An even bigger theatrical milestone came in 1841 with the production of Dion Boucicault's London Assurance. Though the play did not have the first box set in England (in fact, Madame Vestris had already given the public a rudimentary box set at the Olympic for the play The Conquering Game), the scenery was so magnificent it drew its own applause. Covent Garden was enjoying great artistic success, even though the high rent kept the company only just solvent.

Then, Charles Kemble struck again. The same man who had shut down the Tottenham Street Theatre when he was running Covent Garden decided he wanted his old theatre back. He maneuvered to get the proprietors to terminate the lease for a temporary shortfall of 600 pounds, allowing them to seize 14,000 pounds worth of properties Madame Vestris still had in the theatre.

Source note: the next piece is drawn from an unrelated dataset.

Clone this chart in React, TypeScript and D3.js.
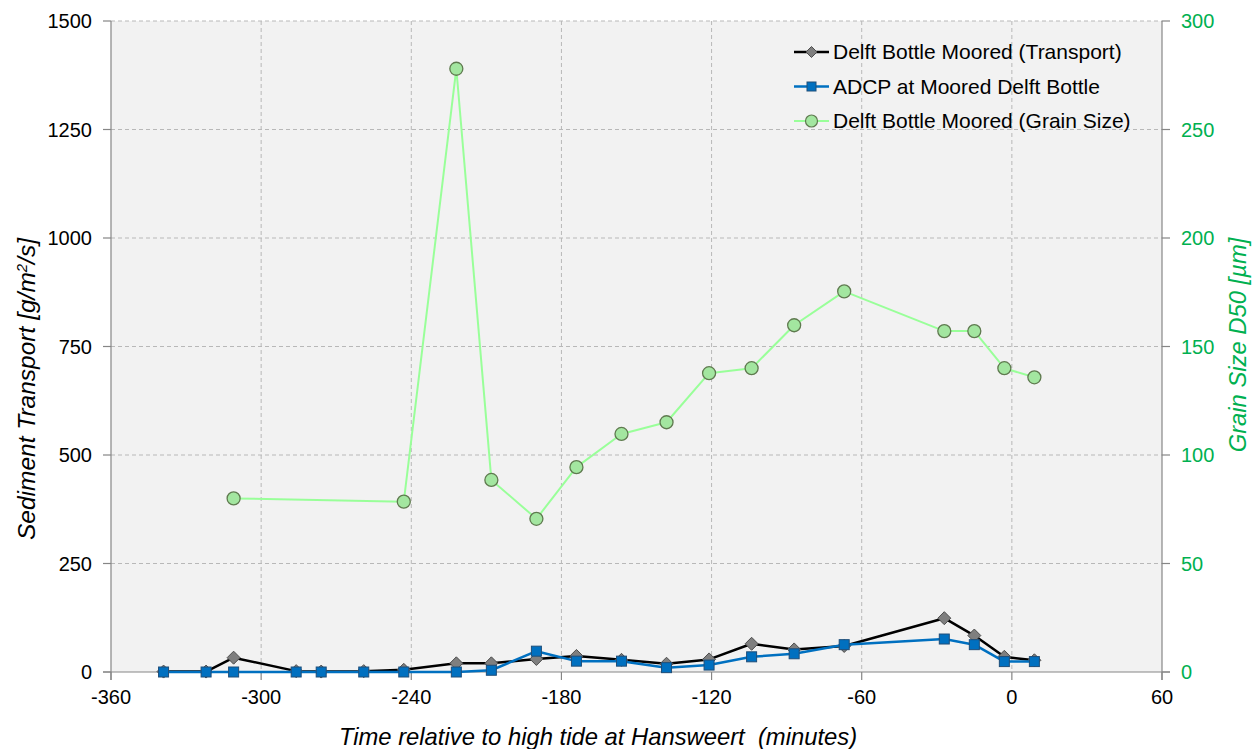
import React from "react";
import * as d3 from "d3";

const times = [-339, -322, -311, -286, -276, -259, -243, -222, -208, -190, -174, -156, -138, -121, -104, -87, -67, -27, -15, -3, 9];
const transportBottle = [1, 1, 33, 2, 1, 2, 5, 20, 20, 30, 37, 28, 19, 29, 65, 52, 60, 124, 84, 35, 27];
const transportAdcp = [0, 0, 0, 0, 0, 0, 0, 0, 4, 48, 25, 25, 10, 16, 35, 42, 63, 76, 63, 24, 24];
const grainTimes = [-311, -243, -222, -208, -190, -174, -156, -138, -121, -104, -87, -67, -27, -15, -3, 9];
const grainSize = [80, 78.5, 278, 88.5, 70.6, 94.4, 109.7, 115.1, 137.7, 140, 159.8, 175.4, 157.1, 157.1, 140, 135.8];
const xTicks = [-360, -300, -240, -180, -120, -60, 0, 60];
const yLeftTicks = [0, 250, 500, 750, 1000, 1250, 1500];
const yRightTicks = [0, 50, 100, 150, 200, 250, 300];

const W = 1258, H = 749;
const L = 111, R = 1162, T = 21, B = 672;
const FONT = "'Liberation Sans', Arial, sans-serif";

export default function App() {
  const x = d3.scaleLinear().domain([-360, 60]).range([L, R]);
  const yL = d3.scaleLinear().domain([0, 1500]).range([B, T]);
  const yR = d3.scaleLinear().domain([0, 300]).range([B, T]);

  const lineL = d3.line<[number, number]>().x(d => x(d[0])).y(d => yL(d[1]));
  const lineR = d3.line<[number, number]>().x(d => x(d[0])).y(d => yR(d[1]));

  const bottle: [number, number][] = times.map((t, i) => [t, transportBottle[i]]);
  const adcp: [number, number][] = times.map((t, i) => [t, transportAdcp[i]]);
  const grain: [number, number][] = grainTimes.map((t, i) => [t, grainSize[i]]);

  const diamond = (cx: number, cy: number, s = 6.5) =>
    `M${cx},${cy - s}L${cx + s},${cy}L${cx},${cy + s}L${cx - s},${cy}Z`;

  const legendItems = [
    { label: "Delft Bottle Moored (Transport)", kind: "d" },
    { label: "ADCP at Moored Delft Bottle", kind: "s" },
    { label: "Delft Bottle Moored (Grain Size)", kind: "c" },
  ];

  return (
    <svg width={W} height={H} style={{ position: "absolute", left: 0, top: 0, background: "#fff" }} fontFamily={FONT}>
      <rect x={L} y={T} width={R - L} height={B - T} fill="#f2f2f2" />
      {/* grid */}
      {xTicks.slice(1, -1).map(t => (
        <line key={"gx" + t} x1={x(t)} x2={x(t)} y1={T} y2={B} stroke="#b8b8b8" strokeDasharray="4,3" strokeWidth={1} />
      ))}
      {yLeftTicks.slice(1).map(t => (
        <line key={"gy" + t} x1={L} x2={R} y1={yL(t)} y2={yL(t)} stroke="#b8b8b8" strokeDasharray="4,3" strokeWidth={1} />
      ))}
      {/* axes */}
      <line x1={L} x2={L} y1={T} y2={B + 8} stroke="#868686" strokeWidth={1.2} />
      <line x1={R} x2={R} y1={T} y2={B + 8} stroke="#868686" strokeWidth={1.2} />
      <line x1={L - 8} x2={R + 8} y1={B} y2={B} stroke="#868686" strokeWidth={1.2} />
      {yLeftTicks.map(t => (
        <g key={"yl" + t}>
          <line x1={L - 8} x2={L} y1={yL(t)} y2={yL(t)} stroke="#868686" strokeWidth={1.2} />
          <text x={92} y={yL(t)} dy="0.35em" textAnchor="end" fontSize={20} fill="#000">{t}</text>
        </g>
      ))}
      {yRightTicks.map(t => (
        <g key={"yr" + t}>
          <line x1={R} x2={R + 8} y1={yR(t)} y2={yR(t)} stroke="#868686" strokeWidth={1.2} />
          <text x={1181} y={yR(t)} dy="0.35em" textAnchor="start" fontSize={20} fill="#00b050">{t}</text>
        </g>
      ))}
      {xTicks.map(t => (
        <g key={"xt" + t}>
          <line x1={x(t)} x2={x(t)} y1={B} y2={B + 8} stroke="#868686" strokeWidth={1.2} />
          <text x={x(t)} y={697} dy="0.35em" textAnchor="middle" fontSize={20} fill="#000">{t}</text>
        </g>
      ))}
      {/* axis titles */}
      <text x={598} y={737} dy="0.35em" textAnchor="middle" fontSize={23.8} fontStyle="italic" fill="#000" style={{ whiteSpace: "pre" }}>
        {"Time relative to high tide at Hansweert  (minutes)"}
      </text>
      <text transform={`translate(26,389) rotate(-90)`} textAnchor="middle" dy="0.35em" fontSize={24.5} fontStyle="italic" fill="#000">
        Sediment Transport [g/m<tspan dy="-8" fontSize={15}>2</tspan><tspan dy="8">/s]</tspan>
      </text>
      <text transform={`translate(1238,345) rotate(-90)`} textAnchor="middle" dy="0.35em" fontSize={23.8} fontStyle="italic" fill="#00b050">
        Grain Size D50 [µm]
      </text>
      {/* series */}
      <path d={lineL(bottle) || ""} fill="none" stroke="#000" strokeWidth={2.5} strokeLinejoin="round" />
      {bottle.map((d, i) => (
        <path key={"bd" + i} d={diamond(x(d[0]), yL(d[1]))} fill="#7f7f7f" stroke="#4d4d4d" strokeWidth={1} />
      ))}
      <path d={lineL(adcp) || ""} fill="none" stroke="#0070c0" strokeWidth={2.5} strokeLinejoin="round" />
      {adcp.map((d, i) => (
        <rect key={"as" + i} x={x(d[0]) - 5} y={yL(d[1]) - 5} width={10} height={10} fill="#0070c0" stroke="#1f4e79" strokeWidth={1} />
      ))}
      <path d={lineR(grain) || ""} fill="none" stroke="#99ff99" strokeWidth={2} strokeLinejoin="round" />
      {grain.map((d, i) => (
        <circle key={"gc" + i} cx={x(d[0])} cy={yR(d[1])} r={6.5} fill="#a3e6a0" stroke="#5f7a4f" strokeWidth={1.3} />
      ))}
      {/* legend */}
      {legendItems.map((it, i) => {
        const cy = 52 + i * 34.5;
        const stroke = it.kind === "d" ? "#000" : it.kind === "s" ? "#0070c0" : "#99ff99";
        return (
          <g key={"lg" + i}>
            <line x1={794} x2={829} y1={cy} y2={cy} stroke={stroke} strokeWidth={it.kind === "c" ? 2 : 2.5} />
            {it.kind === "d" && <path d={diamond(811.5, cy, 5.5)} fill="#7f7f7f" stroke="#4d4d4d" strokeWidth={1} />}
            {it.kind === "s" && <rect x={807} y={cy - 4.5} width={9} height={9} fill="#0070c0" stroke="#1f4e79" strokeWidth={1} />}
            {it.kind === "c" && <circle cx={811.5} cy={cy} r={6} fill="#a3e6a0" stroke="#5f7a4f" strokeWidth={1.2} />}
            <text x={833} y={cy} dy="0.35em" fontSize={21} fill="#000">{it.label}</text>
          </g>
        );
      })}
    </svg>
  );
}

After being thrown out of the theatre in which they had made their livelihood, Madame Vestris and her husband found themselves living hand to mouth. In 1847, facing competition from other great actors, "Mrs. Mathews" went on a farewell tour of the provinces. The farewell tour proved so lucrative, she was able to return to London with her husband and lease the Lyceum Theatre. So much for farewells!

At the Lyceum, they produced popular extravaganzas, but money troubles continued to plague them. In 1856, Madame Vestris died, and her husband made sure the funeral was solemn and private, much like their wedding. She was buried at Kensal Green, but her legacy lived on, in a London theatre scene that would be forever changed.